Everywhere we went, we encountered smiles — and often some singing and dancing to boot. There was even a village pilgrim, an elderly man who dressed in 17th-century garb and walked around town clanging a large brass bell and proclaiming "Here ye, here ye, today is a great day."
On our second evening, we wandered down Commercial Street and happened upon the Crown & Anchor, where a crowd had piled around a handsome piano player who was singing the Turtles' "Happy Together."
Then everyone erupted in chorus together: "the only one for me is you, and you for me, so happy together!"
Is Provincetown the happiest place on Earth? It certainly seemed like it to me when taking cues from the tourists or the families or the barely dressed bikers or those on the drag sails (sailboat cruises), which were a regular occurrence.
The scenery is magnificent. Entertainment awaits on every block. The sun shines. The fish is fresh. And the entire town seems to exude the very spirit of inclusion.
In Provincetown, all types are welcome. And all types come.
One night, we wandered to the shore just beyond our rental home.
At around 9:30, we watched as a family descended from the dock, loudly clamoring at water's edge. The father figure waded into the bay and dragged in a small boat. The kids struggled to get on, but soon, they were off to sea.
Ten minutes later, we heard the revelry on a packed pontoon boat long before it charged at the shore and beached itself just a few feet from us. Its contents — eight or 10 youthful partyers — squealed as they spilled off the boat and onto the sand.

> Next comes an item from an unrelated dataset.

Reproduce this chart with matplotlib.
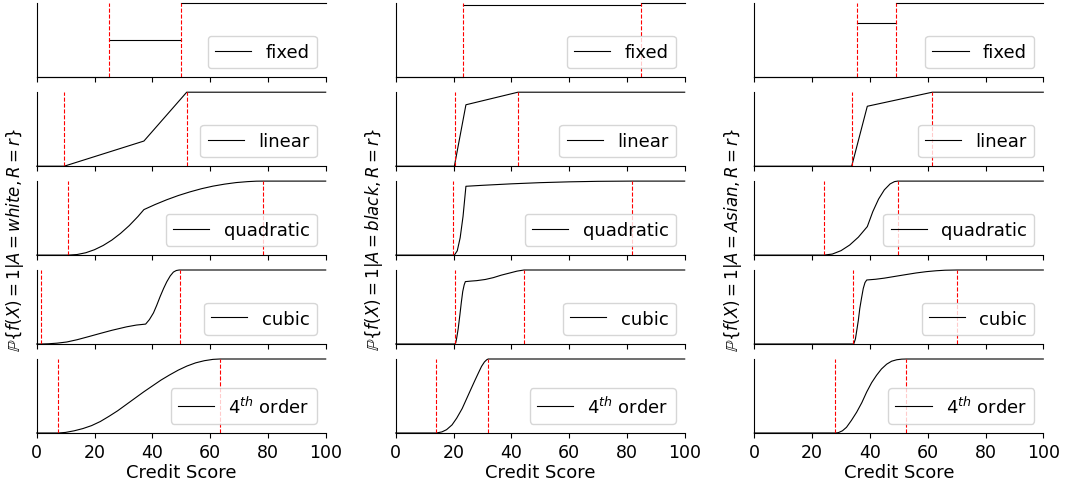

"Where's my shoe? I can't find my shoe," one woman announced.
"Can someone carry me?" a young man giggled. "I'm not getting wet."
The whole crew managed to evacuate, wearing only swimwear, their bare legs illuminated in the moon's glow. They left the boat where it was and headed toward the strip, their laughter echoing into the surf.
Amelia Rayno • 612-673-4115
Though one can drive to Provincetown, avoid traffic and a rental car by taking a 90-minute ferry from Boston on Bay State Cruise (baystatecruisecompany.com). Adult round-trip tickets are $89 (with discounts for children and seniors); the ferries run several times daily.